**Stated exercise:** Write out nothing but the lines from the first line of the entries below through the line with "(sub) at (126,92)"; no pictures go in.

**Provided entries:**
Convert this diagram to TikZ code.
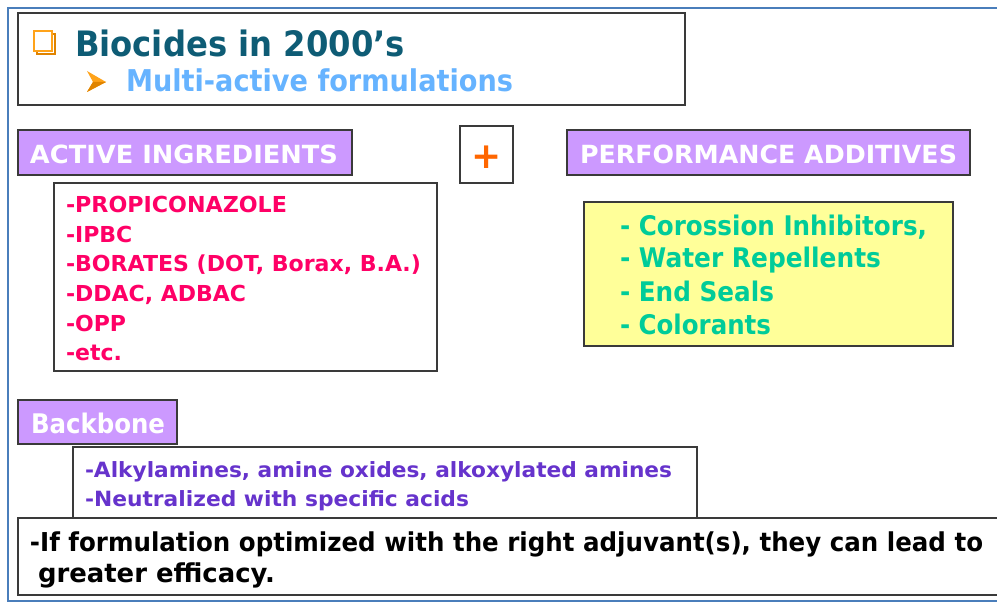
\documentclass[tikz,border=0pt]{standalone}
\usepackage{fontspec}
\usepackage{graphicx}
\setmainfont{DejaVu Sans}
\definecolor{frameblue}{HTML}{4A7EBB}
\definecolor{boxgray}{HTML}{3A3A3A}
\definecolor{titleteal}{HTML}{0E5C75}
\definecolor{subblue}{HTML}{66B3FF}
\definecolor{bulletorange}{HTML}{FFA31A}
\definecolor{bulletdark}{HTML}{E08400}
\definecolor{lilac}{HTML}{CC99FF}
\definecolor{plusorange}{HTML}{FF6600}
\definecolor{listred}{HTML}{FF0066}
\definecolor{paleyellow}{HTML}{FFFF99}
\definecolor{mint}{HTML}{00CC99}
\definecolor{violet}{HTML}{6633CC}
\newcommand\fitw[2]{\resizebox{#1}{\height}{#2}}
\tikzset{
  x=1pt, y=-1pt,
  box/.style={draw=boxgray, line width=1.5pt, anchor=north west, inner sep=0pt, outer sep=0pt},
  tag/.style={box, fill=lilac},
  txt/.style={anchor=base west, inner sep=0pt, outer sep=0pt},
}
\begin{document}
\begin{tikzpicture}
\useasboundingbox (0,0) rectangle (997,607);
% slide frame
\draw[frameblue, line width=1.5pt] (997,8) -- (8,8) -- (8,601) -- (997,601);

% title box
\node[box, minimum width=667pt, minimum height=92pt] (titlebox) at (18,13) {};
\draw[bulletdark, line width=2.5pt] (37,34) rectangle (55,54);
\draw[bulletorange, line width=2.5pt, fill=white] (34,31) rectangle (52,51);
\fill[bulletorange] (87,71) -- (106,82) -- (87,92) -- (93,82) -- cycle;
\fill[bulletdark] (93,82) -- (106,82) -- (87,92) -- cycle;
\node[txt, text=titleteal, font=\bfseries\fontsize{35}{35}\selectfont] (title) at (75,57) {\fitw{330pt}{Biocides in 2000’s}};
\node[txt, text=subblue, font=\bfseries\fontsize{30}{30}\selectfont] (sub) at (126,92) {\fitw{387pt}{Multi-active formulations}};

% active ingredients
\node[tag, minimum width=334pt, minimum height=45pt] (aibox) at (18,130) {};
\node[txt, text=white, font=\bfseries\fontsize{25}{25}\selectfont] (ai) at (30,164) {\fitw{308pt}{ACTIVE INGREDIENTS}};

\node[box, minimum width=53pt, minimum height=57pt] (plusbox) at (460,126) {};
\node[text=plusorange, font=\bfseries\fontsize{36}{36}\selectfont, inner sep=0pt] (plus) at (487,157) {+};

\node[tag, minimum width=403pt, minimum height=45pt] (pabox) at (567,130) {};
\node[txt, text=white, font=\bfseries\fontsize{25}{25}\selectfont] (pa) at (580,164) {\fitw{377pt}{PERFORMANCE ADDITIVES}};

% ingredient list
\node[box, minimum width=383pt, minimum height=188pt] (listbox) at (54,183) {};
\begin{scope}[every node/.style={txt, text=listred, font=\bfseries\fontsize{22}{22}\selectfont}]
\node (l1) at (66,213) {\fitw{221pt}{-PROPICONAZOLE}};
\node (l2) at (66,243) {-IPBC};
\node (l3) at (66,272) {\fitw{355pt}{-BORATES (DOT, Borax, B.A.)}};
\node (l4) at (66,301) {-DDAC, ADBAC};
\node (l5) at (66,331) {-OPP};
\node (l6) at (66,360) {-etc.};
\end{scope}

% additives list
\node[box, fill=paleyellow, minimum width=369pt, minimum height=144pt] (addbox) at (584,202) {};
\begin{scope}[every node/.style={txt, text=mint, font=\bfseries\fontsize{27}{27}\selectfont}]
\node (a1) at (620,236) {\fitw{307pt}{- Corossion Inhibitors,}};
\node (a2) at (620,268) {\fitw{261pt}{- Water Repellents}};
\node (a3) at (620,301) {\fitw{154pt}{- End Seals}};
\node (a4) at (620,334) {\fitw{151pt}{- Colorants}};
\end{scope}

% backbone
\node[tag, minimum width=159pt, minimum height=44pt] (bbbox) at (18,400) {};
\node[txt, text=white, font=\bfseries\fontsize{27}{27}\selectfont] (bb) at (31,433) {\fitw{134pt}{Backbone}};

\node[box, minimum width=624pt, minimum height=71pt] (alkbox) at (73,447) {};
\begin{scope}[every node/.style={txt, text=violet, font=\bfseries\fontsize{21}{21}\selectfont}]
\node (k1) at (85,477) {\fitw{587pt}{-Alkylamines, amine oxides, alkoxylated amines}};
\node (k2) at (85,506) {\fitw{384pt}{-Neutralized with specific acids}};
\end{scope}

% conclusion
\coordinate (cR1) at (997,518);
\coordinate (cR2) at (997,595);
\draw[boxgray, line width=1.5pt, fill=white] (cR1) -- (18,518) -- (18,595) -- (cR2);
\begin{scope}[every node/.style={txt, text=black, font=\bfseries\fontsize{26}{26}\selectfont}]
\node (c1) at (30,551) {\fitw{953pt}{-If formulation optimized with the right adjuvant(s), they can lead to}};
\node (c2) at (38,582) {\fitw{237pt}{greater efficacy.}};
\end{scope}
\end{tikzpicture}
\end{document}
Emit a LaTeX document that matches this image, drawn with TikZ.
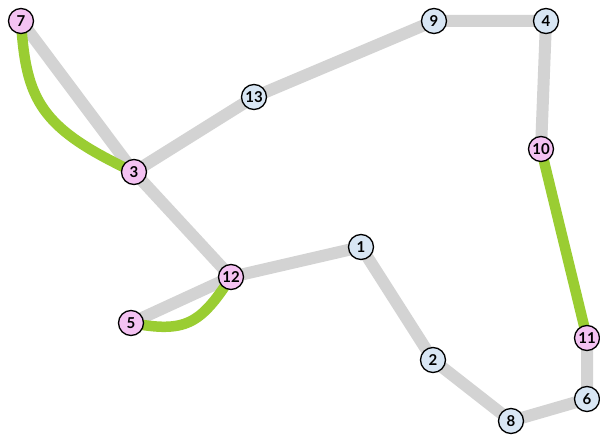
\documentclass[tikz,border=0pt]{standalone}
\usepackage{fontspec}
\setmainfont{Lato}
\definecolor{pinkf}{HTML}{F4C2F2}
\definecolor{bluef}{HTML}{D8E6F4}
\definecolor{edgegray}{HTML}{D3D3D3}
\definecolor{ygreen}{HTML}{9ACD32}
\tikzset{
  vtx/.style={circle, draw=black, line width=1.3pt, minimum size=25pt, inner sep=0pt, font=\fontsize{15}{15}\selectfont\bfseries},
  pk/.style={vtx, fill=pinkf},
  bl/.style={vtx, fill=bluef},
  gedge/.style={draw=edgegray, line width=12pt},
  green/.style={draw=ygreen, line width=10.5pt},
}
\begin{document}
\begin{tikzpicture}[x=1pt,y=-1pt]
\useasboundingbox (0,0) rectangle (600,436);
\coordinate (p7) at (21,21);
\coordinate (p3) at (134,172);
\coordinate (p13) at (254,97);
\coordinate (p9) at (434,21);
\coordinate (p4) at (546,21);
\coordinate (p10) at (541,149);
\coordinate (p11) at (587,338);
\coordinate (p6) at (587,399);
\coordinate (p8) at (511,421);
\coordinate (p2) at (433,360);
\coordinate (p1) at (361,247);
\coordinate (p12) at (231,277);
\coordinate (p5) at (131,323);
\draw[gedge] (p7) -- (p3) -- (p13) -- (p9) -- (p4) -- (p10);
\draw[gedge] (p11) -- (p6) -- (p8) -- (p2) -- (p1) -- (p12) -- (p3);
\draw[gedge] (p12) -- (p5);
\draw[green] (p10) -- (p11);
\draw[green] (p7) .. controls (26,100) and (40,128) .. (p3);
\draw[green] (p5) .. controls (185,333) and (200,325) .. (p12);
\node[pk] (n7) at (p7) {7};
\node[pk] (n3) at (p3) {3};
\node[bl] (n13) at (p13) {13};
\node[bl] (n9) at (p9) {9};
\node[bl] (n4) at (p4) {4};
\node[pk] (n10) at (p10) {10};
\node[pk] (n11) at (p11) {11};
\node[bl] (n6) at (p6) {6};
\node[bl] (n8) at (p8) {8};
\node[bl] (n2) at (p2) {2};
\node[bl] (n1) at (p1) {1};
\node[pk] (n12) at (p12) {12};
\node[pk] (n5) at (p5) {5};
\end{tikzpicture}
\end{document}
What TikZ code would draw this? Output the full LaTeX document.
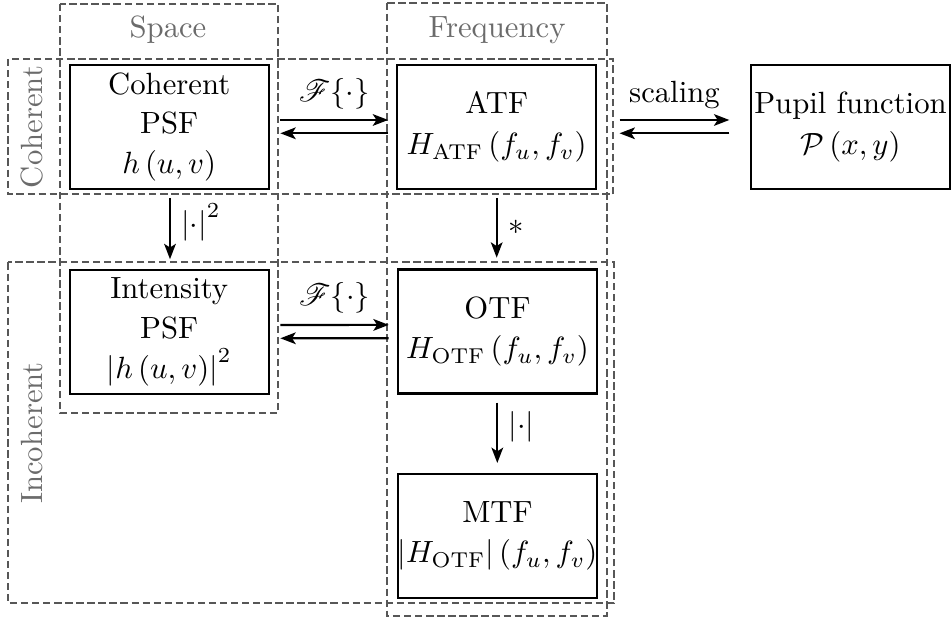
\documentclass[tikz,border=0pt]{standalone}
\usepackage{amsmath}
\usepackage{mathrsfs}
\usetikzlibrary{arrows.meta,calc}
\definecolor{dashgray}{gray}{0.34}
\definecolor{textgray}{gray}{0.42}
\begin{document}
\begin{tikzpicture}[x=0.3257pt,y=-0.3257pt,
  box/.style={draw, line width=0.7pt, minimum width=64.8pt, minimum height=40.39pt, align=center, inner sep=0pt},
  grp/.style={draw=dashgray, line width=0.65pt, dash pattern=on 2.4pt off 1.2pt},
  arr/.style={-{Stealth[length=5pt,width=3.8pt,inset=1.2pt]}, line width=0.7pt},
  glabel/.style={text=textgray}]
\useasboundingbox (0,0) rectangle (952,619);
% groups
\draw[grp] (60,4) rectangle (278.3,413);
\draw[grp] (387.3,2.7) rectangle (606.7,616);
\draw[grp] (8.3,59) rectangle (613.3,194.5);
\draw[grp] (8.3,262.5) rectangle (614,603.5);
\node[glabel] (lspace) at (168,30) {Space};
\node[glabel] (lfreq) at (497,30) {Frequency};
\node[glabel, rotate=90] (lcoh) at (31.7,127) {Coherent};
\node[glabel, rotate=90] (linc) at (31.7,433) {Incoherent};
% boxes
\node[box] (cpsf) at (169.2,127) {Coherent\\[1pt]PSF\\[1pt]$h\left(u,v\right)$};
\node[box] (atf) at (496.7,127) {ATF\\[1.2pt]$H_{\mathrm{ATF}}\left(f_u,f_v\right)$};
\node[box] (pupil) at (850.5,127) {Pupil function\\[1.2pt]$\mathcal{P}\left(x,y\right)$};
\node[box] (ipsf) at (169.2,331.6) {Intensity\\[1pt]PSF\\[1pt]$\left|h\left(u,v\right)\right|^2$};
\node[box] (otf) at (497.5,331.5) {OTF\\[1.2pt]$H_{\mathrm{OTF}}\left(f_u,f_v\right)$};
\node[box] (mtf) at (497.5,535.8) {MTF\\[1.2pt]$\left|H_{\mathrm{OTF}}\right|\left(f_u,f_v\right)$};
% horizontal arrows
\draw[arr] ($(cpsf.east)+(10.6,-7)$) -- node[midway,above] {$\mathscr{F}\{\cdot\}$} ($(atf.west)+(-8,-7)$);
\draw[arr] ($(atf.west)+(-8,6.3)$) -- ($(cpsf.east)+(10.6,6.3)$);
\draw[arr] ($(ipsf.east)+(10.6,-6.6)$) -- node[midway,above] {$\mathscr{F}\{\cdot\}$} ($(otf.west)+(-8.2,-6.6)$);
\draw[arr] ($(otf.west)+(-8.2,6.7)$) -- ($(ipsf.east)+(10.6,6.7)$);
\draw[arr] ($(atf.east)+(22.3,-7)$) -- node[midway,above] {scaling} ($(pupil.west)+(-20.6,-7)$);
\draw[arr] ($(pupil.west)+(-20.6,6.3)$) -- ($(atf.east)+(22.3,6.3)$);
% vertical arrows
\draw[arr] ($(cpsf.south)+(0.8,7.7)$) -- node[pos=0.4,right] {$\left|\cdot\right|^2$} ($(ipsf.north)+(0.8,-9.3)$);
\draw[arr] ($(atf.south)+(0,7.7)$) -- node[midway,right] {$*$} ($(otf.north)+(-0.8,-10.7)$);
\draw[arr] ($(otf.south)+(-0.2,8)$) -- node[pos=0.4,right] {$\left|\cdot\right|$} ($(mtf.north)+(-0.2,-9.7)$);
\end{tikzpicture}
\end{document}
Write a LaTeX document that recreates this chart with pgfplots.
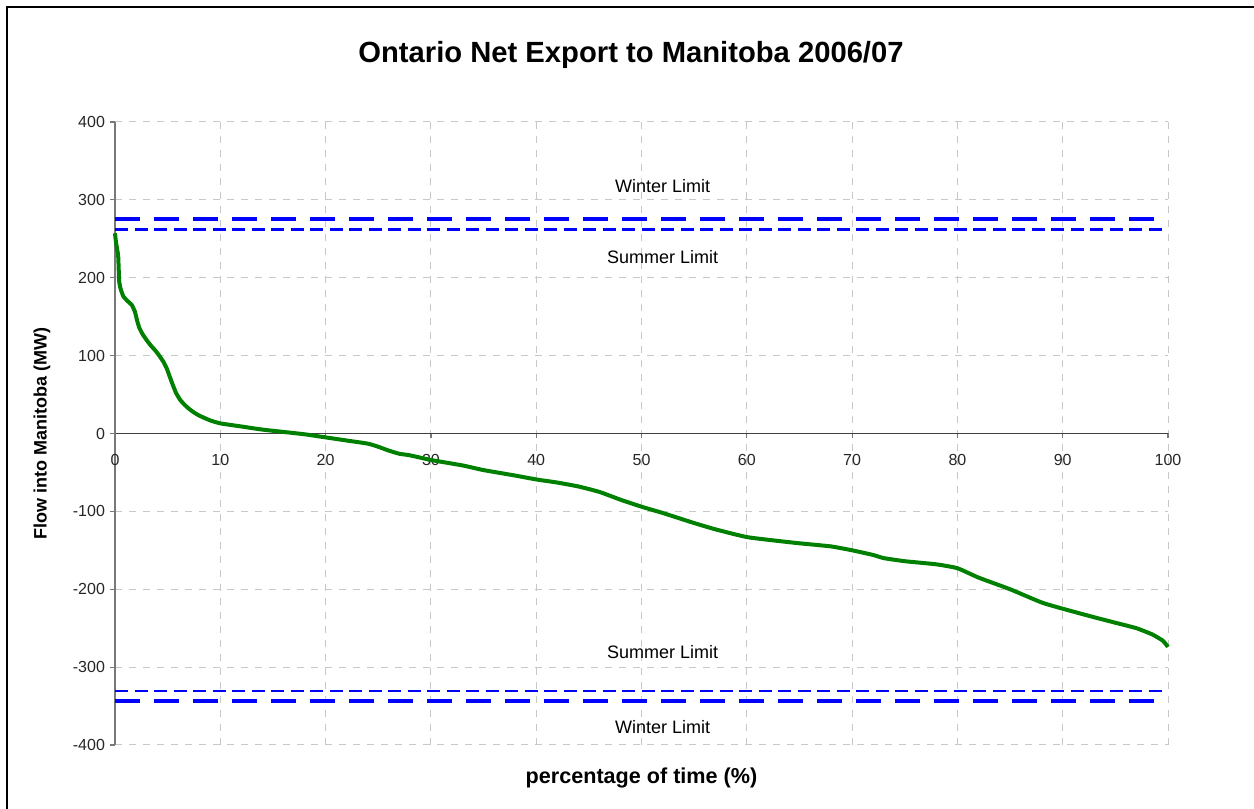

**Finished exercise:**
Convert this diagram to TikZ code.
\documentclass[tikz,border=0pt]{standalone}
\usepackage{fontspec}
\usepackage{graphicx}
\setmainfont{DejaVu Sans}
\definecolor{frameblue}{HTML}{4A7EBB}
\definecolor{boxgray}{HTML}{3A3A3A}
\definecolor{titleteal}{HTML}{0E5C75}
\definecolor{subblue}{HTML}{66B3FF}
\definecolor{bulletorange}{HTML}{FFA31A}
\definecolor{bulletdark}{HTML}{E08400}
\definecolor{lilac}{HTML}{CC99FF}
\definecolor{plusorange}{HTML}{FF6600}
\definecolor{listred}{HTML}{FF0066}
\definecolor{paleyellow}{HTML}{FFFF99}
\definecolor{mint}{HTML}{00CC99}
\definecolor{violet}{HTML}{6633CC}
\newcommand\fitw[2]{\resizebox{#1}{\height}{#2}}
\tikzset{
  x=1pt, y=-1pt,
  box/.style={draw=boxgray, line width=1.5pt, anchor=north west, inner sep=0pt, outer sep=0pt},
  tag/.style={box, fill=lilac},
  txt/.style={anchor=base west, inner sep=0pt, outer sep=0pt},
}
\begin{document}
\begin{tikzpicture}
\useasboundingbox (0,0) rectangle (997,607);
% slide frame
\draw[frameblue, line width=1.5pt] (997,8) -- (8,8) -- (8,601) -- (997,601);

% title box
\node[box, minimum width=667pt, minimum height=92pt] (titlebox) at (18,13) {};
\draw[bulletdark, line width=2.5pt] (37,34) rectangle (55,54);
\draw[bulletorange, line width=2.5pt, fill=white] (34,31) rectangle (52,51);
\fill[bulletorange] (87,71) -- (106,82) -- (87,92) -- (93,82) -- cycle;
\fill[bulletdark] (93,82) -- (106,82) -- (87,92) -- cycle;
\node[txt, text=titleteal, font=\bfseries\fontsize{35}{35}\selectfont] (title) at (75,57) {\fitw{330pt}{Biocides in 2000’s}};
\node[txt, text=subblue, font=\bfseries\fontsize{30}{30}\selectfont] (sub) at (126,92) {\fitw{387pt}{Multi-active formulations}};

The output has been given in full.